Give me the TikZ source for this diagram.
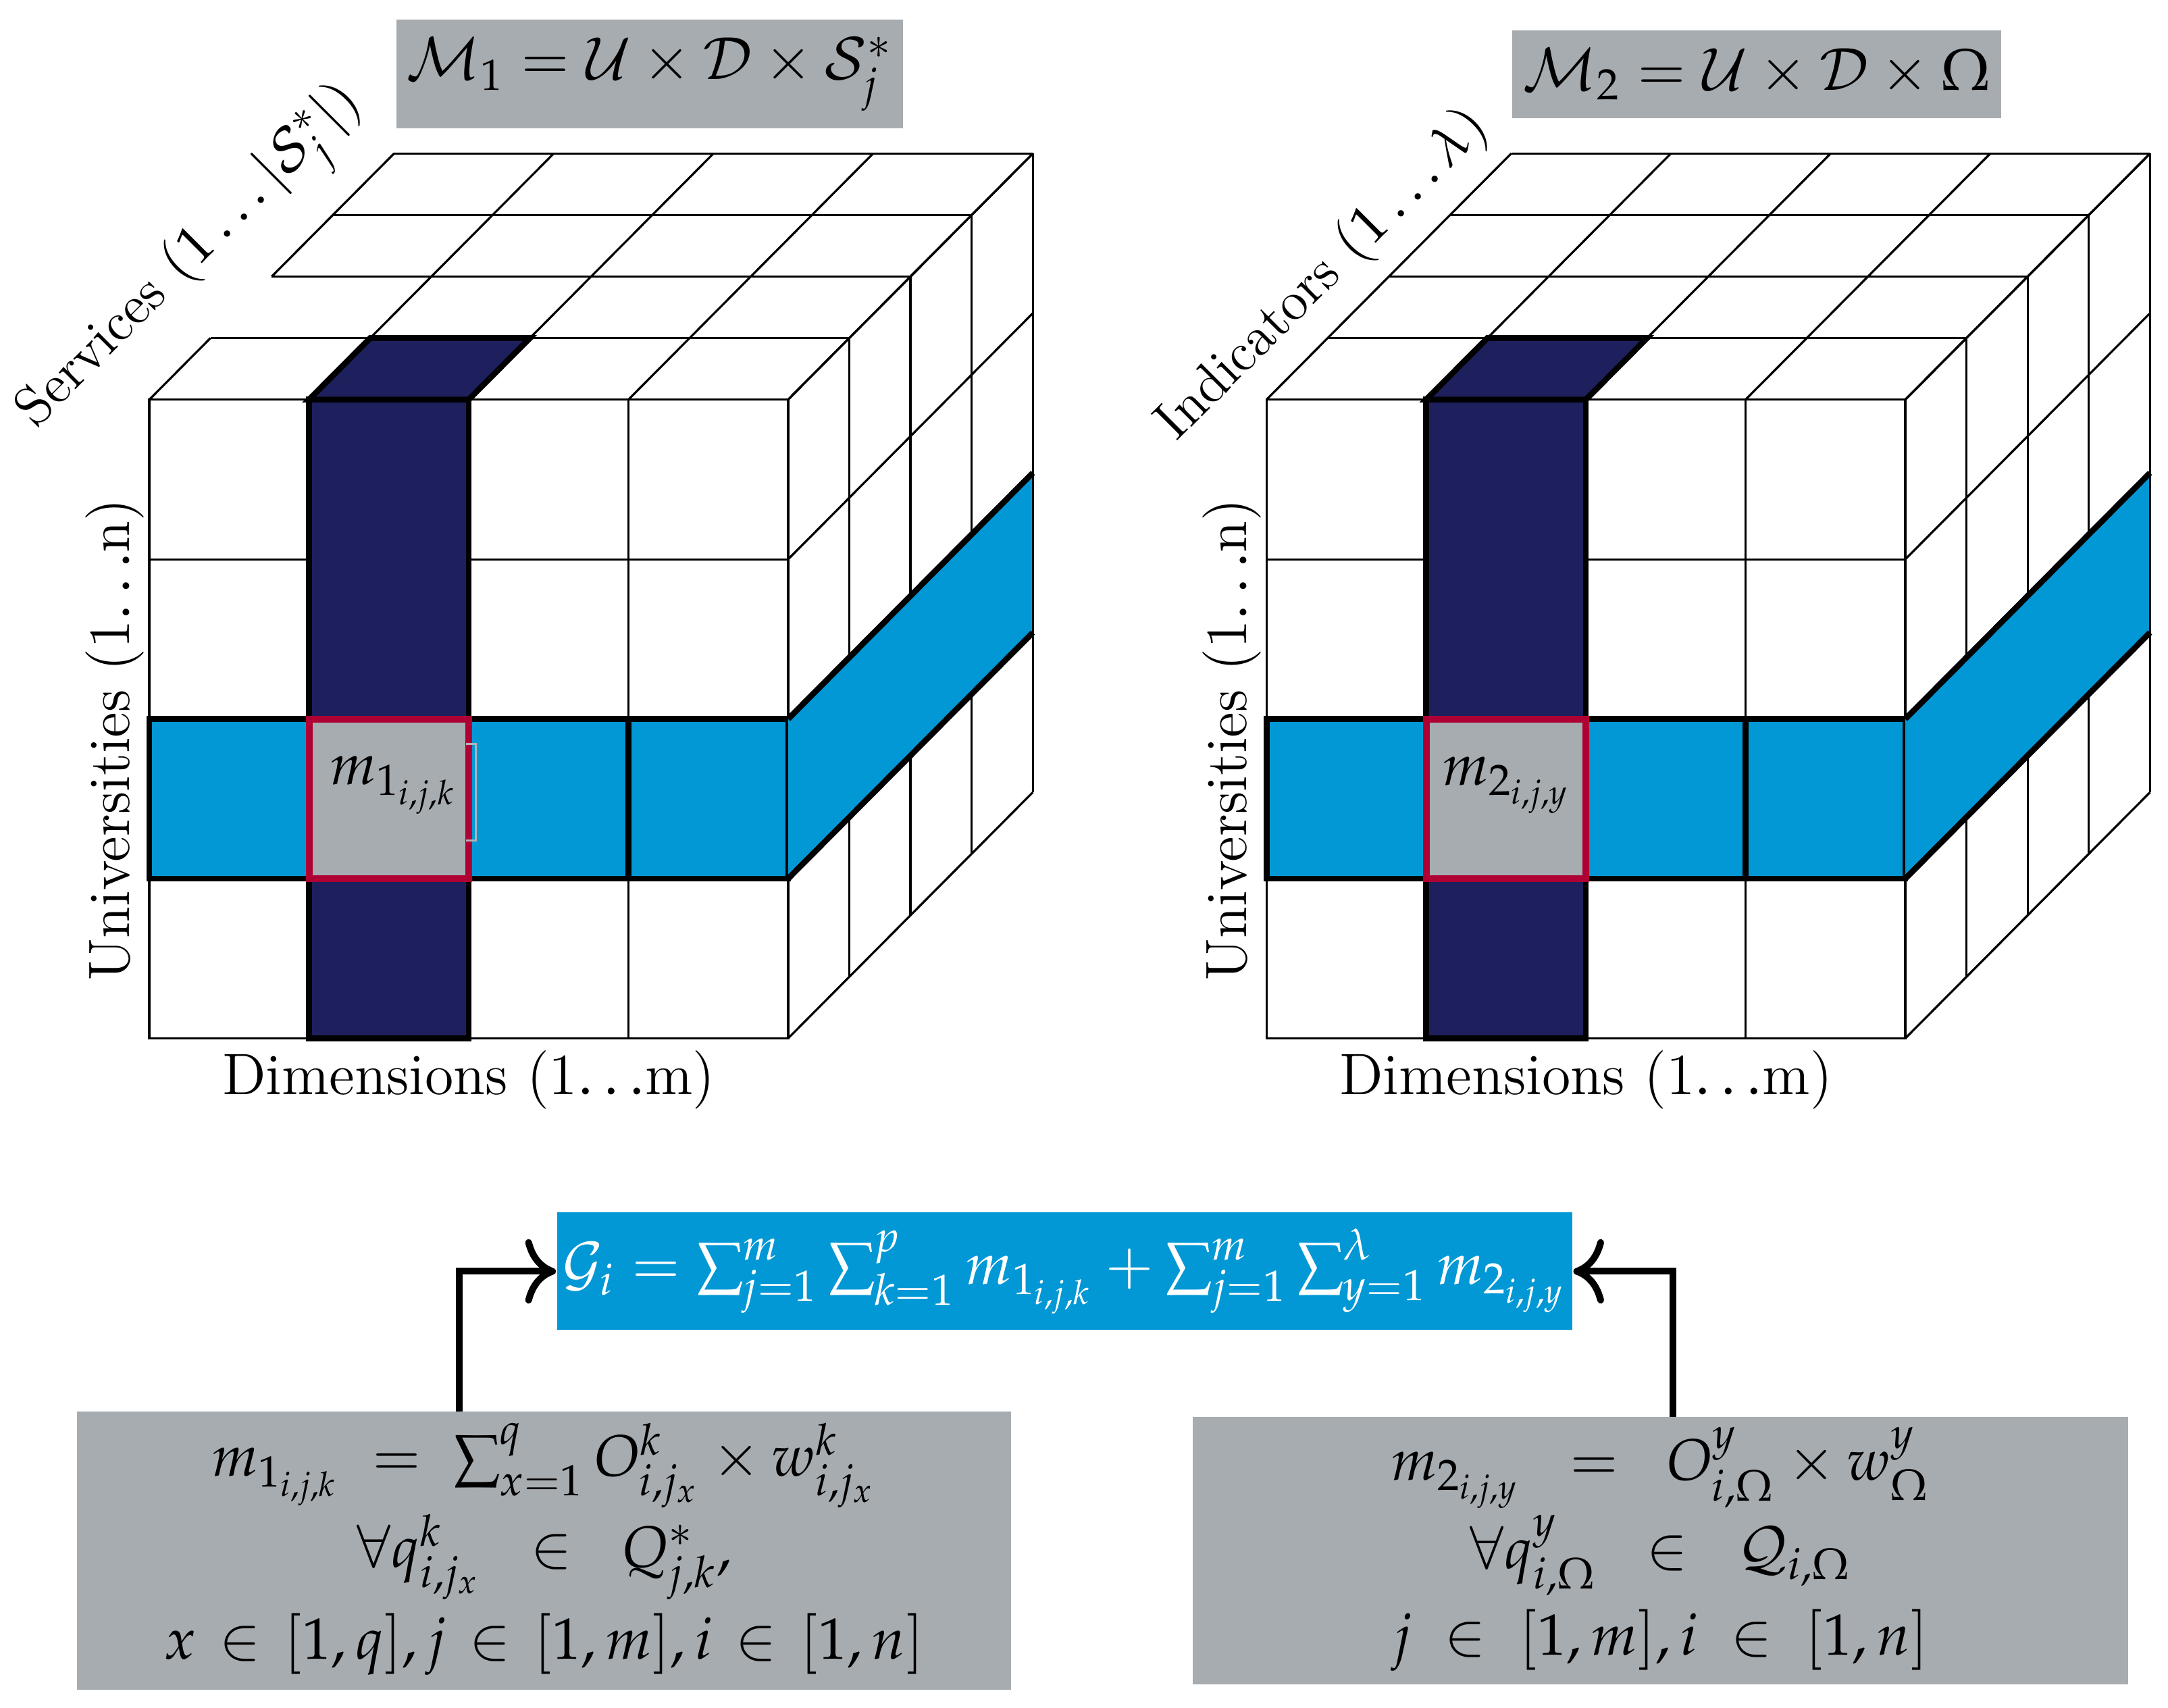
\documentclass[tikz,border=0pt]{standalone}
\usepackage{mathpazo}
\usepackage{amsmath}
\usetikzlibrary{arrows.meta}
\definecolor{navy}{RGB}{30,32,94}
\definecolor{band}{RGB}{2,152,213}
\definecolor{boxgray}{RGB}{167,172,176}
\definecolor{crimson}{RGB}{174,0,51}
\begin{document}
\begin{tikzpicture}
            [x=0.01cm,y=-0.01cm,>={To[scale=1.35]},
             grid/.style={line width=0.45pt},
             bold/.style={line width=1.2pt},
             graybox/.style={fill=boxgray,inner sep=0pt},
             slanted label/.style={rotate=45,font=\fontsize{11.3}{13}\selectfont},
             every node/.style={font=\fontsize{12}{14}\selectfont}]
            \useasboundingbox (0,0) rectangle (1568,1235);

            % the two cubes
            \foreach \x in {108,916} {
              \foreach \d in {0,...,4} \draw[grid] (\x+\d*44.25,289-\d*44.5) -- ++(462,0);
              \foreach \c in {1,...,4} \draw[grid] (\x+\c*115.5,289) -- ++(177,-178);
              \foreach \d in {1,...,4} \draw[grid] (\x+462+\d*44.25,289-\d*44.5) -- ++(0,462);
              \foreach \r in {0,...,4} \draw[grid] (\x+462,289+\r*115.5) -- ++(177,-178);
              \foreach \c in {0,...,3}
                \foreach \r in {0,...,3}
                  \draw[grid,fill=white] (\x+\c*115.5,289+\r*115.5) rectangle ++(115.5,115.5);
              \draw[bold,fill=navy] (\x+115.5,289) rectangle ++(115.5,462);
              \draw[bold,fill=navy] (\x+115.5,289) -- ++(115.5,0) -- ++(44.25,-44.5) -- ++(-115.5,0) -- cycle;
              \foreach \c in {0,...,3} \draw[bold,fill=band] (\x+\c*115.5,520) rectangle ++(115.5,115.5);
              \fill[band] (\x+462,520) -- ++(177,-178) -- ++(0,115.5) -- ++(-177,178) -- cycle;
              \draw[bold] (\x+462,520) -- ++(177,-178);
              \draw[bold] (\x+462,635.5) -- ++(177,-178);
              \draw[grid] (\x+639,342) -- ++(0,115.5);
              \draw[line width=1.4pt,draw=crimson,fill=boxgray] (\x+115.5,520) rectangle ++(115.5,115.5);
            }
            % left edge of the top faces
            \draw[grid] (108,289) -- ++(44.25,-44.5);
            \draw[grid] (196.5,200) -- ++(88.5,-89);
            \draw[grid] (916,289) -- ++(177,-178);
            \draw[gray!60,line width=0.4pt] (337,538) -- (344,538) -- (344,608) -- (337,608);

            \node (mone) at (285,568) {$m_{1_{i,j,k}}$};
            \node (mtwo) at (1090,568) {$m_{2_{i,j,y}}$};
            \node (dimone) at (339,781) {Dimensions (1$\ldots$m)};
            \node (dimtwo) at (1147,781) {Dimensions (1$\ldots$m)};
            \node[rotate=90] (unione) at (83,535) {Universities (1$\ldots$n)};
            \node[rotate=90] (unitwo) at (891,535) {Universities (1$\ldots$n)};
            \node[slanted label] (serv) at (141,189) {Services $(1\ldots|\mathcal{S}_j^*|)$};
            \node[slanted label] (indic) at (957,199) {Indicators $(1\ldots\lambda)$};

            \node[graybox,minimum width=3.66cm,minimum height=0.79cm] (Mone) at (470,53.5)
              {$\mathcal{M}_1=\mathcal{U}\times\mathcal{D}\times\mathcal{S}_j^*$};
            \node[graybox,minimum width=3.53cm,minimum height=0.635cm] (Mtwo) at (1270.5,53.75)
              {$\mathcal{M}_2=\mathcal{U}\times\mathcal{D}\times\Omega$};

            % aggregation
            \node[fill=band,text=white,inner sep=0pt,minimum width=7.34cm,minimum height=0.85cm] (G) at (770,919.5)
              {$\mathcal{G}_i=\sum_{j=1}^{m}\sum_{k=1}^{p}m_{1_{i,j,k}}+\sum_{j=1}^{m}\sum_{y=1}^{\lambda}m_{2_{i,j,y}}$};
            \node[graybox,minimum width=6.75cm,minimum height=2.01cm] (lbox) at (393.5,1121.5)
              {$\renewcommand{\arraystretch}{1.25}\begin{array}{c}
                m_{1_{i,j,k}}\;=\;\sum_{x=1}^{q}O_{i,j_x}^{k}\times w_{i,j_x}^{k}\\
                \forall q_{i,j_x}^{k}\;\;\in\;\;Q_{j,k}^{*},\\
                x\mkern2mu\in\mkern2mu[1,q],j\mkern2mu\in\mkern2mu[1,m],i\mkern2mu\in\mkern2mu[1,n]
              \end{array}$};
            \node[graybox,minimum width=6.76cm,minimum height=1.93cm] (rbox) at (1201,1121.5)
              {$\renewcommand{\arraystretch}{1.25}\begin{array}{c}
                m_{2_{i,j,y}}\;\;=\;\;O_{i,\Omega}^{y}\times w_{\Omega}^{y}\\
                \forall q_{i,\Omega}^{y}\;\;\in\;\;\mathcal{Q}_{i,\Omega}\\
                j\;\in\;[1,m],i\;\in\;[1,n]
              \end{array}$};
            \coordinate (la) at (332,1021);
            \coordinate (ra) at (1210,1025);
            \draw[->,line width=1.4pt] (la) |- (G.west);
            \draw[->,line width=1.4pt] (ra) |- (G.east);
        \end{tikzpicture}
\end{document}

★ ★ ★ ★ ★

[Problem details]
Pictures stay out. Print the data exactly, from its first line through the line containing "(0,0) rectangle (1568,1235);".

[Reply to the task]
Give me the TikZ source for this diagram.
\documentclass[tikz,border=0pt]{standalone}
\usepackage{mathpazo}
\usepackage{amsmath}
\usetikzlibrary{arrows.meta}
\definecolor{navy}{RGB}{30,32,94}
\definecolor{band}{RGB}{2,152,213}
\definecolor{boxgray}{RGB}{167,172,176}
\definecolor{crimson}{RGB}{174,0,51}
\begin{document}
\begin{tikzpicture}
            [x=0.01cm,y=-0.01cm,>={To[scale=1.35]},
             grid/.style={line width=0.45pt},
             bold/.style={line width=1.2pt},
             graybox/.style={fill=boxgray,inner sep=0pt},
             slanted label/.style={rotate=45,font=\fontsize{11.3}{13}\selectfont},
             every node/.style={font=\fontsize{12}{14}\selectfont}]
            \useasboundingbox (0,0) rectangle (1568,1235);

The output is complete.